Once all data was refracted by flight line data was exported to LAS 1.4 format and combined into 500 m x 500 m tiles. Data were then further calibrated using TerraMatch. NV5 used custom algorithms in TerraScan to classify the initial ground/submerged topography surface points. Relative accuracy of overlapping swaths was compared and verified through the use Delta-Z (DZ) orthos created using NV5's Las Product Creator. Absolute vertical accuracy of the calibrated data was assessed using ground survey data and complete coverage was again verified.

Post automated classification NV5 then performed manual editing to review all classification and improve the final Topobathymetric surface. NV5's LasMonkey was used to update LAS header information, including all projection and coordinate reference system information. The final lidar data are in LAS format 1.4 and point data record format 6.

The final classification scheme is as follows:

1 - unclassified

2 - ground

7 - noise

40 - bathymetric bottom or submerged topography

43 - submerged feature

45 - water column

46 - overlap bathymetric bottom

71 - adjacent lift unclassified

72 - adjacent lift ground

85 - adjacent lift water column

1 Overlap - edge clip

NV5 transformed the final lidar data from ellipsoid heights to orthometric heights referenced to NAVD88, Geoid 12b to create the final topobathymetric void clipped DEMs. The topobathymetric bare earth DEMs were output at 1 meter resolution in GeoTIFF format into 36 - 5,000 m x 5,000 m tiles. The NOAA Chesapeake Bay MD1804 Option 1 East 4 rasters are clipped to the extent of the project boundary and named according to project specifications.
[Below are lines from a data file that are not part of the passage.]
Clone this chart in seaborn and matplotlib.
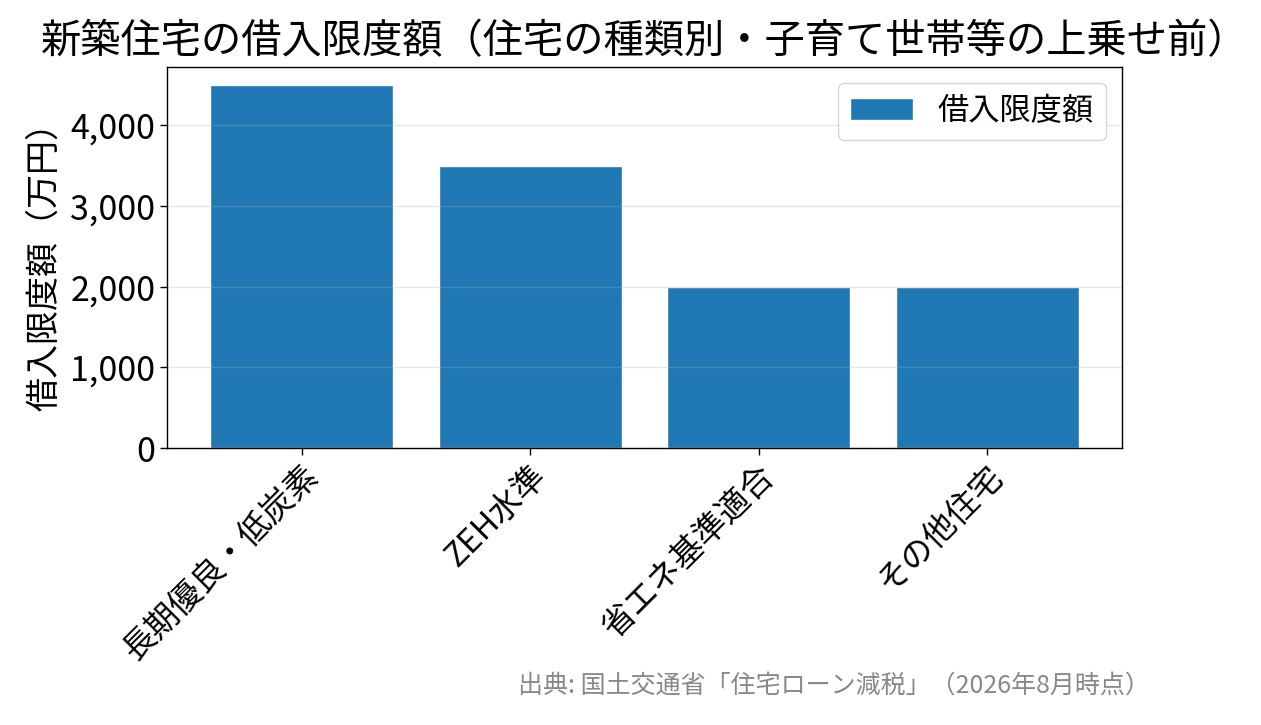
import matplotlib
matplotlib.use("Agg")
import matplotlib.pyplot as plt
import seaborn as sns
import pandas as pd

categories = ["長期優良・低炭素", "ZEH水準", "省エネ基準適合", "その他住宅"]
limits = [4500, 3500, 2000, 2000]
series_name = "借入限度額"

sns.set_theme(style="ticks")
plt.rcParams["font.family"] = ["Noto Sans CJK JP", "DejaVu Sans"]
plt.rcParams["text.color"] = "black"
plt.rcParams["axes.labelcolor"] = "black"
plt.rcParams["xtick.color"] = "black"
plt.rcParams["ytick.color"] = "black"
plt.rcParams["axes.edgecolor"] = "black"

df = pd.DataFrame({"住宅の種類": categories, series_name: limits})

fig = plt.figure(figsize=(12.61, 7.25), dpi=100)
ax = fig.add_axes([0.1324, 0.382, 0.7574, 0.5256])

sns.barplot(data=df, x="住宅の種類", y=series_name, color="#1f77b4",
            saturation=1, width=0.8, label=series_name, ax=ax)

ax.set_xlim(-0.59, 3.59)
ax.set_ylim(0, 4725)
ax.grid(axis="y", color="#b0b0b0", alpha=0.3, linewidth=1)
ax.set_axisbelow(False)
for s in ax.spines.values():
    s.set_linewidth(1.0)

ax.yaxis.set_major_formatter(matplotlib.ticker.FuncFormatter(lambda v, p: f"{int(v):,}"))
ax.tick_params(axis="y", labelsize=24.5, length=5, width=1)
ax.tick_params(axis="x", labelsize=23.5, length=5, width=1)
ax.set_xlabel("")
ax.set_ylabel("借入限度額（万円）", fontsize=24.5, labelpad=6)
plt.setp(ax.get_xticklabels(), rotation=45, ha="right", rotation_mode="anchor")

ax.legend(loc="upper right", fontsize=22.5, frameon=True, fancybox=True, framealpha=0.8)
ax.set_title("新築住宅の借入限度額（住宅の種類別・子育て世帯等の上乗せ前）", fontsize=29, pad=10)

fig.text(0.912, 0.036, "出典: 国土交通省「住宅ローン減税」（2026年8月時点）",
         ha="right", va="bottom", fontsize=18, color="#888888")

fig.savefig("out.png", dpi=100)
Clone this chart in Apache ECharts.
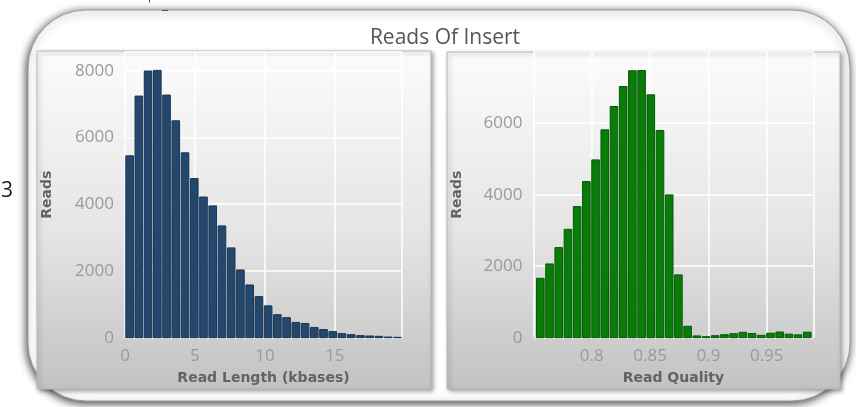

A bathymetric void shapefile was created to indicate areas where there was a lack of bathymetric returns. This shape was created by triangulating bathymetric bottom points with an edge length maximum of 4.56m to identify all areas greater then 9 square meters without bathymetric returns. This shapefile was used to clip and exclude interpolated elevation data from these areas in the bathymetric void clipped topobathymetric bare earth model.